Date: Fri, 23 Nov 2007 17:26
From: Duncan Sheehan
Subject: Deceit: damages and account
Speaking (or maybe writing) as one who does in large measure accept that the disgorgement measure reflects corrective justice, I'd be interested to know what Jason thinks the reasons why fraud doesn't support it are. I can't immediately think of them, so I too will line up with Charles and Lionel.
On Abbots v Barry, I think the only answer is doesn't it depend on your view of unjust enrichment. If, unlike me, you accepted Peter's explanation in his last book of interceptive subtraction, would you not say that the possession of the wine carried with it earnings opportunities and therefore the sale proceeds could also be taken by unjust enrichment? In any case not being familiar with the case, was X D's agent, and if so wouldn't that make a difference?
Duncan
Ps I am wholly unpersuaded that English law accepts juristic reasons – the new Birksian model strikes me as flawed in a number of respects; explanations forthcoming if you like.
Dr Duncan Sheehan
Senior Lecturer in Law
Director of Research
Norwich Law School
University of East Anglia
Norwich NR4 7TJ
United Kingdom
-----Original Message-----
From: Charles Mitchell
Sent: Friday, November 23, 2007 5:05 PM
To: Jason Neyers
Subject: ODG RE: deceit: damages and account
Picking up first on Lionel’s point re waiver, of course I have to agree that the nineteenth century judges were not asking themselves whether an action for money had and received following a waiver of tort was a claim for the profits of wrongdoing or a claim for restitution of unjust enrichment. So when we look back at the cases we must say that many are susceptible to alternative analysis since the plaintiff made a mistake and the quantum of the remedy would have been the same either way.

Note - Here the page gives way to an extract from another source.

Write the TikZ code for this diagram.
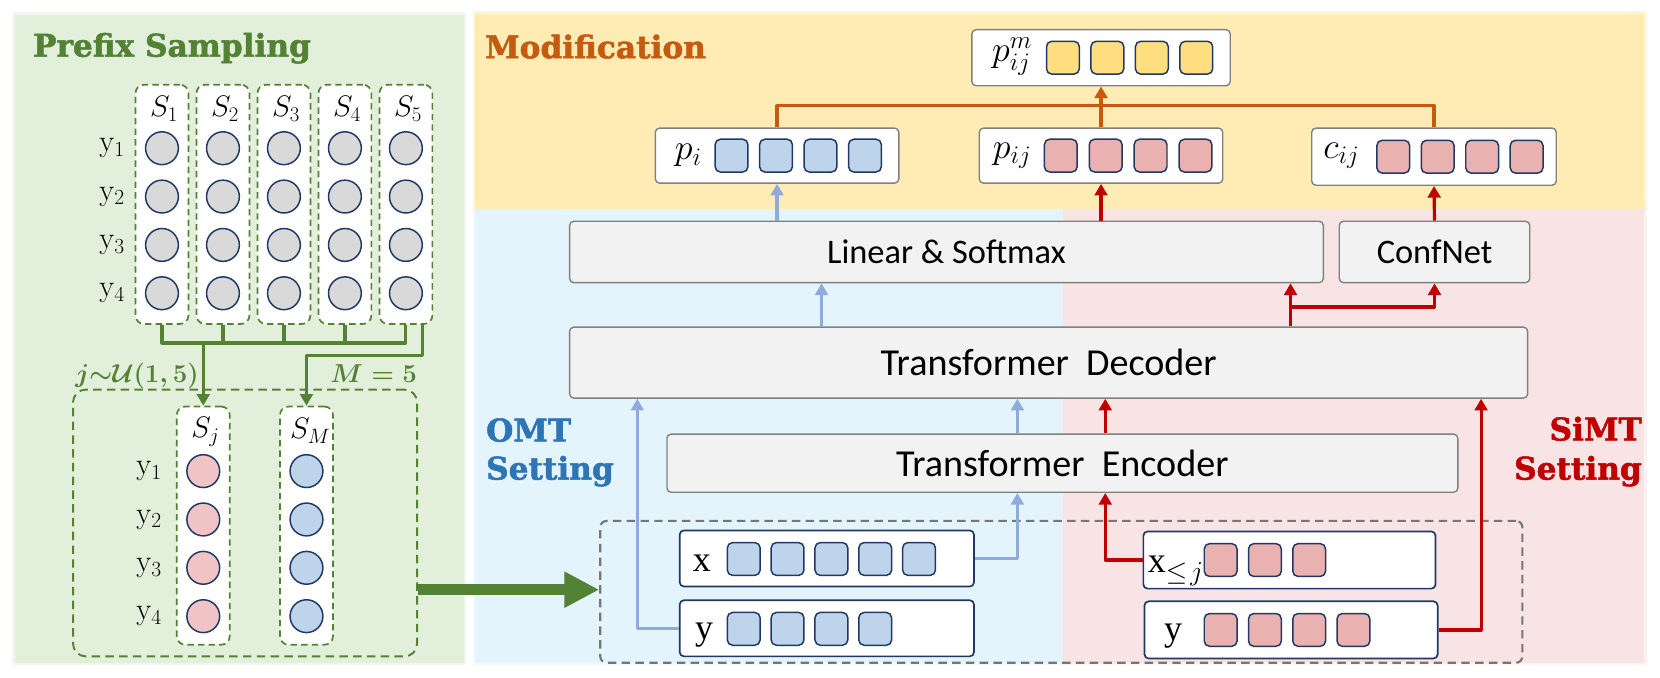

But I like Jason’s suggestion that looking at the award may help us to eliminate the unjust enrichment explanation if we can show that this looked to gains in D’s hands rather than the value of the assets transferred from P where those two things were different. Is Abbotts v Barry like this? D orchestrated a fraud pursuant to which his creature X induced P to sell X wine which X then failed to pay for; X handed the wine over to D, who sold it on; P claimed the sale proceeds in D’s hands as the profits accruing from the fraud and recovered them as money had and received.
So far as the corrective justice point goes, I happily line up with Lionel - which is why I take heart from Etherton J’s findings at first instance in Murad at [342]-[347], despite Arden LJ’s negative line in the CA.